→ **Data section**

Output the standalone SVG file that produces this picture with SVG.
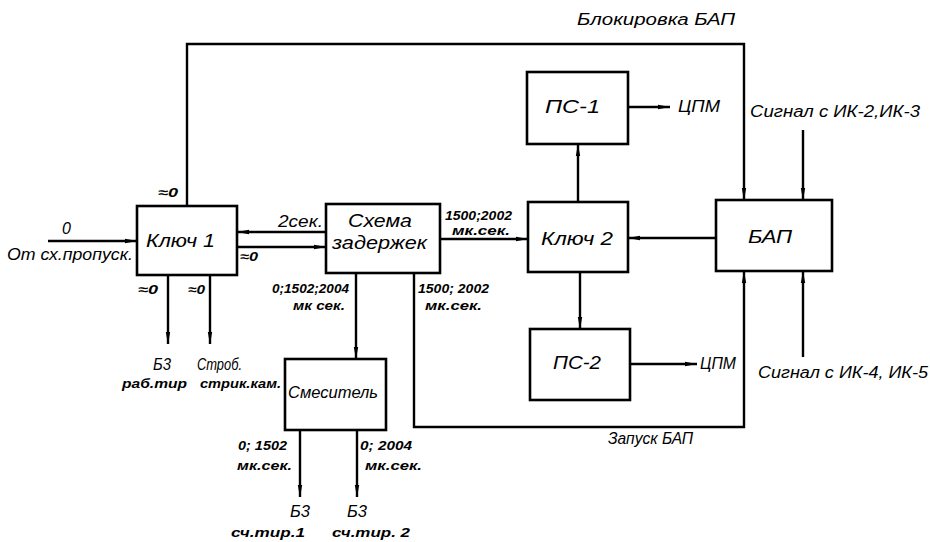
<svg xmlns="http://www.w3.org/2000/svg" width="930" height="542" viewBox="0 0 930 542">
<style>
.box{fill:#fff;stroke:#000;stroke-width:2.6}
.ln{fill:none;stroke:#000;stroke-width:2.4}
.arr{marker-end:url(#ah)}
text{font-family:"Liberation Sans","DejaVu Sans",sans-serif;font-style:italic;fill:#000}
.big{font-size:18px}
.mid{font-size:16px}
.sm{font-size:13px;font-weight:bold}
</style>
<defs>
<marker id="ah" viewBox="0 0 12 6" refX="12" refY="3" markerWidth="12" markerHeight="6" markerUnits="userSpaceOnUse" orient="auto">
<path d="M0,0.8 L12,3 L0,5.2 Z" fill="#000"/>
</marker>
</defs>
<rect width="930" height="542" fill="#fff"/>
<g id="connectors">
<path class="ln arr" d="M48,241 L137,241"/>
<path class="ln arr" d="M187,206 L187,44 L744,44 L744,200"/>
<path class="ln arr" d="M326,232 L237,232"/>
<path class="ln arr" d="M237,247 L326,247"/>
<path class="ln arr" d="M168,275 L168,344"/>
<path class="ln arr" d="M210,275 L210,344"/>
<path class="ln arr" d="M440,239 L528,239"/>
<path class="ln arr" d="M356,273 L356,359"/>
<path class="ln arr" d="M414,273 L414,427 L744,427 L744,271"/>
<path class="ln arr" d="M300,430 L300,497"/>
<path class="ln arr" d="M357,430 L357,497"/>
<path class="ln arr" d="M578,202 L578,144"/>
<path class="ln arr" d="M580,272 L580,329"/>
<path class="ln arr" d="M628,107 L670,107"/>
<path class="ln arr" d="M630,364 L697,364"/>
<path class="ln arr" d="M716,238 L628,238"/>
<path class="ln arr" d="M803,130 L803,200"/>
<path class="ln arr" d="M803,357 L803,271"/>
</g>
<g id="kluch1">
<rect class="box" x="137" y="206" width="100" height="69"/>
<text class="big" x="146" y="247" textLength="69" lengthAdjust="spacingAndGlyphs">Ключ 1</text>
</g>
<g id="shema">
<rect class="box" x="326" y="204" width="114" height="69"/>
<text class="big" x="348" y="227" textLength="64" lengthAdjust="spacingAndGlyphs">Схема</text>
<text class="big" x="332" y="249" textLength="95" lengthAdjust="spacingAndGlyphs">задержек</text>
</g>
<g id="smesitel">
<rect class="box" x="285" y="359" width="101" height="71"/>
<text class="mid" x="288" y="398" textLength="90" lengthAdjust="spacingAndGlyphs">Смеситель</text>
</g>
<g id="kluch2">
<rect class="box" x="528" y="202" width="100" height="70"/>
<text class="big" x="541" y="245" textLength="72" lengthAdjust="spacingAndGlyphs">Ключ 2</text>
</g>
<g id="ps1">
<rect class="box" x="527" y="72" width="101" height="72"/>
<text class="big" x="545" y="113" textLength="55" lengthAdjust="spacingAndGlyphs">ПС-1</text>
</g>
<g id="ps2">
<rect class="box" x="530" y="329" width="100" height="71"/>
<text class="big" x="553" y="369" textLength="48" lengthAdjust="spacingAndGlyphs">ПС-2</text>
</g>
<g id="bap">
<rect class="box" x="716" y="200" width="116" height="71"/>
<text class="big" x="748" y="243" textLength="44" lengthAdjust="spacingAndGlyphs">БАП</text>
</g>
<g id="labels">
<text class="mid" x="62" y="234">0</text>
<text class="mid" x="7" y="260" textLength="126" lengthAdjust="spacingAndGlyphs">От сх.пропуск.</text>
<text class="sm" x="158" y="197" textLength="20" lengthAdjust="spacingAndGlyphs">≈0</text>
<text class="mid" x="278" y="227" textLength="45" lengthAdjust="spacingAndGlyphs">2сек.</text>
<text class="sm" x="240" y="261" textLength="18" lengthAdjust="spacingAndGlyphs">≈0</text>
<text class="sm" x="138" y="294" textLength="20" lengthAdjust="spacingAndGlyphs">≈0</text>
<text class="sm" x="188" y="294" textLength="17" lengthAdjust="spacingAndGlyphs">≈0</text>
<text class="mid" x="153" y="370" textLength="18" lengthAdjust="spacingAndGlyphs">Б3</text>
<text class="sm" x="122" y="388" textLength="65" lengthAdjust="spacingAndGlyphs">раб.тир</text>
<text class="mid" x="197" y="370" textLength="45" lengthAdjust="spacingAndGlyphs">Строб.</text>
<text class="sm" x="200" y="388" textLength="81" lengthAdjust="spacingAndGlyphs">стрик.кам.</text>
<text class="sm" x="445" y="220" textLength="67" lengthAdjust="spacingAndGlyphs">1500;2002</text>
<text class="sm" x="452" y="235" textLength="58" lengthAdjust="spacingAndGlyphs">мк.сек.</text>
<text class="sm" x="272" y="293" textLength="77" lengthAdjust="spacingAndGlyphs">0;1502;2004</text>
<text class="sm" x="293" y="310" textLength="52" lengthAdjust="spacingAndGlyphs">мк сек.</text>
<text class="sm" x="418" y="293" textLength="71" lengthAdjust="spacingAndGlyphs">1500; 2002</text>
<text class="sm" x="425" y="310" textLength="57" lengthAdjust="spacingAndGlyphs">мк.сек.</text>
<text class="sm" x="238" y="450" textLength="49" lengthAdjust="spacingAndGlyphs">0; 1502</text>
<text class="sm" x="237" y="470" textLength="55" lengthAdjust="spacingAndGlyphs">мк.сек.</text>
<text class="sm" x="360" y="450" textLength="52" lengthAdjust="spacingAndGlyphs">0; 2004</text>
<text class="sm" x="365" y="470" textLength="57" lengthAdjust="spacingAndGlyphs">мк.сек.</text>
<text class="mid" x="290" y="517" textLength="20" lengthAdjust="spacingAndGlyphs">Б3</text>
<text class="mid" x="347" y="517" textLength="20" lengthAdjust="spacingAndGlyphs">Б3</text>
<text class="sm" x="231" y="537" textLength="74" lengthAdjust="spacingAndGlyphs">сч.тир.1</text>
<text class="sm" x="332" y="537" textLength="78" lengthAdjust="spacingAndGlyphs">сч.тир. 2</text>
<text class="mid" x="678" y="112" textLength="42" lengthAdjust="spacingAndGlyphs">ЦПМ</text>
<text class="mid" x="700" y="369" textLength="36" lengthAdjust="spacingAndGlyphs">ЦПМ</text>
<text class="mid" x="577" y="25" textLength="158" lengthAdjust="spacingAndGlyphs">Блокировка БАП</text>
<text class="mid" x="608" y="444" font-size="15" textLength="85" lengthAdjust="spacingAndGlyphs">Запуск БАП</text>
<text class="mid" x="750" y="117" textLength="170" lengthAdjust="spacingAndGlyphs">Сигнал с ИК-2,ИК-3</text>
<text class="mid" x="758" y="378" textLength="170" lengthAdjust="spacingAndGlyphs">Сигнал с ИК-4, ИК-5</text>
</g>
</svg>
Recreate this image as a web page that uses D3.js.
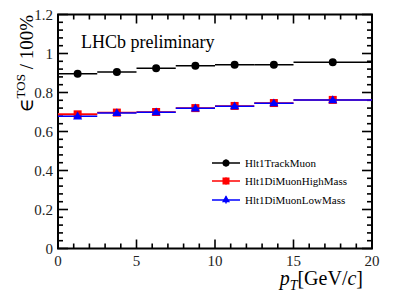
<!DOCTYPE html>
<html><head><meta charset="utf-8">
<script src="https://cdn.jsdelivr.net/npm/d3@7.9.0/dist/d3.min.js"></script>
<style>body{margin:0;background:#fff}</style>
</head><body><svg width="414" height="297" font-family="'Liberation Serif','Times New Roman','DejaVu Serif',serif"></svg>
<script>
const binEdges=[0,2.5,5,7.5,10,12.5,15,20];
const trackMuon=[0.896,0.905,0.924,0.937,0.942,0.942,0.955];
const diMuonHigh=[0.688,0.697,0.700,0.720,0.731,0.746,0.762];
const diMuonLow=[0.678,0.695,0.699,0.719,0.730,0.745,0.761];
const xTicks=[0,5,10,15,20];
const yTicks=[0,0.2,0.4,0.6,0.8,1,1.2];
const seriesNames=["Hlt1TrackMuon","Hlt1DiMuonHighMass","Hlt1DiMuonLowMass"];
const seriesColors=["#000","#ff0000","#0000ff"];

const svg=d3.select('svg'),L=58,R=372,T=14.5,B=248.5;
const x=d3.scaleLinear().domain([0,20]).range([L,R]);
const y=d3.scaleLinear().domain([0,1.2]).range([B,T]);
const g=svg.append('g');
// frame
g.append('rect').attr('x',L).attr('y',T).attr('width',R-L).attr('height',B-T).attr('fill','none').attr('stroke','#000').attr('stroke-width',2);
// ticks
const xt=d3.range(0,20.01,1),yt=d3.range(0,1.2001,0.04);
xt.forEach(v=>{const len=v%5===0?9:5;
 g.append('line').attr('x1',x(v)).attr('x2',x(v)).attr('y1',B).attr('y2',B-len).attr('stroke','#000').attr('stroke-width',1.6);
 g.append('line').attr('x1',x(v)).attr('x2',x(v)).attr('y1',T).attr('y2',T+len).attr('stroke','#000').attr('stroke-width',1.6);});
yt.forEach(v=>{const maj=Math.abs(v*5-Math.round(v*5))<1e-6,len=maj?10:5;
 g.append('line').attr('x1',L).attr('x2',L+len).attr('y1',y(v)).attr('y2',y(v)).attr('stroke','#000').attr('stroke-width',1.6);
 g.append('line').attr('x1',R).attr('x2',R-len).attr('y1',y(v)).attr('y2',y(v)).attr('stroke','#000').attr('stroke-width',1.6);});
g.selectAll('.xl').data(xTicks).enter().append('text').attr('x',d=>x(d)).attr('y',266).attr('text-anchor','middle').attr('font-size',15).attr('fill','#222').text(d=>d);
g.selectAll('.yl').data(yTicks).enter().append('text').attr('x',53).attr('y',d=>y(d)+5).attr('text-anchor','end').attr('font-size',15).attr('fill','#222').text(d=>d);
// labels
svg.append('text').attr('x',81).attr('y',48).attr('font-size',18).text('LHCb preliminary');
const xl=svg.append('text').attr('x',363).attr('y',285).attr('text-anchor','end').attr('font-size',20);
xl.append('tspan').attr('font-style','italic').text('p');
xl.append('tspan').attr('font-size',14).attr('font-style','italic').attr('dy',5).text('T');
xl.append('tspan').attr('dy',-5).text('[GeV/');
xl.append('tspan').attr('font-style','italic').text('c');
xl.append('tspan').text(']');
const yl=svg.append('text').attr('transform','translate(33,15) rotate(-90)').attr('text-anchor','end').attr('font-size',19);
yl.append('tspan').text('\u2208');
yl.append('tspan').attr('font-size',13).attr('dy',-8).text('TOS');
yl.append('tspan').attr('dy',8).text(' / 100%');
// series
const all=[trackMuon,diMuonHigh,diMuonLow];
all.forEach((vals,si)=>{
 const c=seriesColors[si];
 vals.forEach((v,i)=>{
  const x0=binEdges[i],x1=binEdges[i+1],xc=(x0+x1)/2;
  if(si===1&&i===0)g.append('rect').attr('x',x(x0)).attr('y',y(v+0.006)).attr('width',x(x1)-x(x0)).attr('height',y(v-0.006)-y(v+0.006)).attr('fill','#ff8080');
  g.append('line').attr('x1',x(x0)).attr('x2',x(x1)).attr('y1',y(v)).attr('y2',y(v)).attr('stroke',c).attr('stroke-width',1.5);
  if(si===0)g.append('circle').attr('cx',x(xc)).attr('cy',y(v)).attr('r',4).attr('fill',c);
  else if(si===1)g.append('rect').attr('x',x(xc)-4).attr('y',y(v)-4).attr('width',8).attr('height',8).attr('fill',c);
  else g.append('path').attr('d',d3.symbol(d3.symbolTriangle,36)()).attr('transform',`translate(${x(xc)},${y(v)+0.5})`).attr('fill',c);
 });
});
// legend
const ly=[163,181,200];
seriesNames.forEach((n,i)=>{
 const c=seriesColors[i],yy=ly[i];
 svg.append('line').attr('x1',212).attr('x2',240).attr('y1',yy).attr('y2',yy).attr('stroke',c).attr('stroke-width',1.5);
 svg.append('line').attr('x1',226).attr('x2',226).attr('y1',yy-3.5).attr('y2',yy+3.5).attr('stroke',c).attr('stroke-width',1.5);
 if(i===0)svg.append('circle').attr('cx',226).attr('cy',yy).attr('r',3.5).attr('fill',c);
 else if(i===1)svg.append('rect').attr('x',222.5).attr('y',yy-3.5).attr('width',7).attr('height',7).attr('fill',c);
 else svg.append('path').attr('d',d3.symbol(d3.symbolTriangle,28)()).attr('transform',`translate(226,${yy})`).attr('fill',c);
 svg.append('text').attr('x',245).attr('y',yy+3.5).attr('font-size',11).text(n);
});
</script></body></html>
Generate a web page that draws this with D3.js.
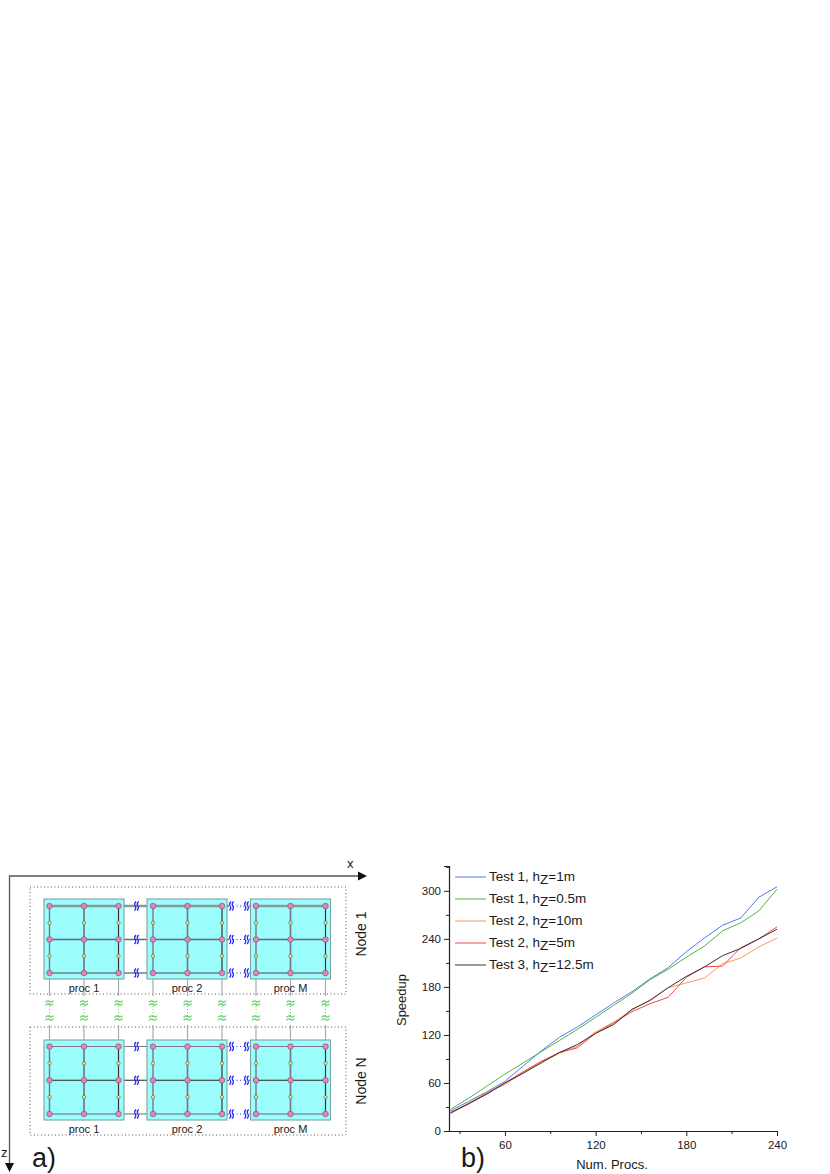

→ **What to produce**
All lines in the data that contain the word "with" should be copied.

→ **Task result**
Output the standalone SVG file that produces this picture with SVG.
Generate a web page that draws this with D3.js.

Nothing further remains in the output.